On An Elite Institution on an Average Institution

Yesterday, the New York Times had a lengthy piece describing the lives of several students at the University of Arizona. The article's hook, I suppose, is that the reporter lifts the rock up and expose the worms, centipedes, and other crawly-things that eke out their existence away from the sun and ivy most of the Times' regular readers are familiar with. Thus, a comment like this appears after a description of the University of Arizona:
This is not exactly the popular image of ivy-covered higher education, but it's the truth of it. Most students do not go to an Amherst or a Williams. They go to enormous public institutions like the Universities of Arizona, Iowa, Connecticut, Minnesota: more than five million undergraduates attend an institution with at least 15,000 students. The freshman class alone exceeds the population of a small town, and the course catalog is the size of a phone book.
I suspect that it's only a reporter from an elite paper like the Times who would be compelled to note for and remind readers that most students don't go to elite institutions.
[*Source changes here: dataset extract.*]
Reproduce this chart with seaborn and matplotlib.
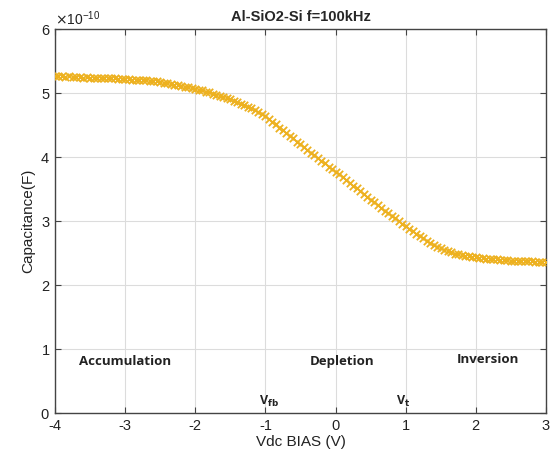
import numpy as np
import pandas as pd
import matplotlib
matplotlib.use("Agg")
import matplotlib.pyplot as plt
import seaborn as sns

title = "Al-SiO2-Si f=100kHz"
xlabel = "Vdc BIAS (V)"
ylabel = "Capacitance(F)"

# bias sweep -4 V .. 3 V in 0.05 V steps
vdc = np.linspace(-4, 3, 141)
# capacitance in units of 1e-10 F
cap_e10 = [
    5.26, 5.26, 5.26, 5.25, 5.26, 5.25, 5.25, 5.25, 5.24, 5.25, 5.24, 5.24, 5.24, 5.23, 5.24, 5.23, 5.23, 5.23, 5.22, 5.22, 5.22,
    5.22, 5.21, 5.21, 5.21, 5.20, 5.20, 5.19, 5.19, 5.18, 5.17, 5.16, 5.15, 5.14, 5.13, 5.12, 5.11, 5.10, 5.09, 5.08, 5.06,
    5.05, 5.04, 5.02, 5.01, 4.99, 4.97, 4.96, 4.94, 4.92, 4.90, 4.88, 4.86, 4.83, 4.81, 4.78, 4.76, 4.73, 4.70, 4.67, 4.64,
    4.60, 4.55, 4.51, 4.46, 4.42, 4.38, 4.33, 4.29, 4.24, 4.20, 4.16, 4.11, 4.07, 4.03, 3.98, 3.94, 3.90, 3.85, 3.81, 3.77,
    3.73, 3.68, 3.64, 3.60, 3.55, 3.51, 3.47, 3.42, 3.38, 3.33, 3.29, 3.25, 3.21, 3.16, 3.12, 3.08, 3.04, 3.00, 2.96, 2.92,
    2.88, 2.84, 2.80, 2.76, 2.73, 2.69, 2.66, 2.63, 2.60, 2.58, 2.55, 2.53, 2.51, 2.49, 2.48, 2.47, 2.46, 2.45, 2.44, 2.43,
    2.42, 2.42, 2.41, 2.41, 2.40, 2.40, 2.39, 2.39, 2.39, 2.38, 2.38, 2.38, 2.37, 2.37, 2.37, 2.37, 2.36, 2.36, 2.36, 2.36,
]
cap = np.array(cap_e10) * 1e-10

region_labels = ["Accumulation", "Depletion", "Inversion"]
region_x = [-3.0, 0.1, 2.17]
region_y = [0.8e-10, 0.8e-10, 0.83e-10]
volt_labels = [r"V$_{\mathbf{fb}}$", r"V$_{\mathbf{t}}$"]
volt_x = [-0.95, 0.97]
volt_y = [0.18e-10, 0.18e-10]

df = pd.DataFrame({"Vdc": vdc, "C": cap})

sns.set_theme(style="whitegrid")
plt.rcParams["font.family"] = ["Liberation Sans", "DejaVu Sans"]
plt.rcParams["axes.formatter.use_mathtext"] = False
plt.rcParams["axes.unicode_minus"] = False

fig = plt.figure(figsize=(5.52, 4.68), dpi=100)
ax = fig.add_axes([0.0996, 0.1175, 0.8894, 0.8205])

sns.scatterplot(data=df, x="Vdc", y="C", ax=ax, marker="x", s=28,
                color="#EDB120", linewidth=1.3, legend=False, zorder=3)

ax.set_xlim(-4, 3)
ax.set_ylim(0, 6e-10)
ax.set_xticks(range(-4, 4))
ax.set_yticks(np.arange(0, 7) * 1e-10)
ax.ticklabel_format(axis="y", style="sci", scilimits=(0, 0), useMathText=True)
ax.yaxis.get_offset_text().set_fontsize(10)
ax.yaxis.get_offset_text().set_color("#555555")

ax.set_facecolor("white")
ax.grid(True, color="#dcdcdc", linewidth=0.8)
for sp in ax.spines.values():
    sp.set_visible(True)
    sp.set_color("#444444")
    sp.set_linewidth(1.0)
ax.tick_params(direction="in", length=4, width=0.8, colors="#444444",
               labelsize=10.5, labelcolor="#222222", top=True, right=True,
               bottom=True, left=True)
ax.tick_params(axis="x", pad=4)

ax.set_title(title, fontsize=10.5, fontweight="bold", pad=6)
ax.set_xlabel(xlabel, fontsize=11, color="#222222", labelpad=2)
ax.set_ylabel(ylabel, fontsize=11, color="#222222", labelpad=4)

for t, x, y in zip(region_labels, region_x, region_y):
    ax.text(x, y, t, ha="center", va="center", fontsize=9.5, fontweight="bold",
            family=["Open Sans", "DejaVu Sans"], color="#222222")
for t, x, y in zip(volt_labels, volt_x, volt_y):
    ax.text(x, y, t, ha="center", va="center", fontsize=9, fontweight="bold",
            family=["Open Sans", "DejaVu Sans"], color="#222222")

fig.savefig("out.png", dpi=100)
For the rest of us, thankfully, it's tautological.


Blogger Jeff said...

That is an astoundingly revealing disclaimer. As the holder of three degrees from "average" institutions, I suddenly feel as exotic as a New Guinea Highlander...

4/25/2005 9:51 PM  
Blogger Tim said...

Yup! Going to Minnesota myself--one of those public schools he listed--I guess I was sensative to his remarks.

Fortunately though, here in the mid-west, we don't stumble across that nor' eastern attitude about pedigree and place too often.

4/26/2005 12:05 AM  
Anonymous Miriam said...

Actually, to be fair, most public discourse on universities does presume that elite universities somehow represent all of "the academy"--and not just papers like the NYT, but also academic jeremiads. (After all, there's a remarkably direct correlation between oddball courses & high tuition, but you'd think that we all teach what they can get away with at, say, Yale.) As far as I can tell, nobody remembers that third-tier comprehensives exist, let alone big state schools. So, yeah, the article's tone is annoying, but a point lurks therein...

5/01/2005 3:39 PM  
Blogger Tim said...

That's a good point--it's easy to forget about everything else everyone else is saying when just looking at one silly little paragraph!

Of course, it must be a convenient thing that we always think and talk about the plusher schools with small student-teacher ratios and pretty self-driven and sufficient students. If we spent more time remembering and conjuring up images of our state schools with larger classes and smaller graduation rates, we'd probably get very frustrated. A frustration that the article was probably, in part, trying to get across--if momentarily slipping into the type of language that seems to be part of the problem.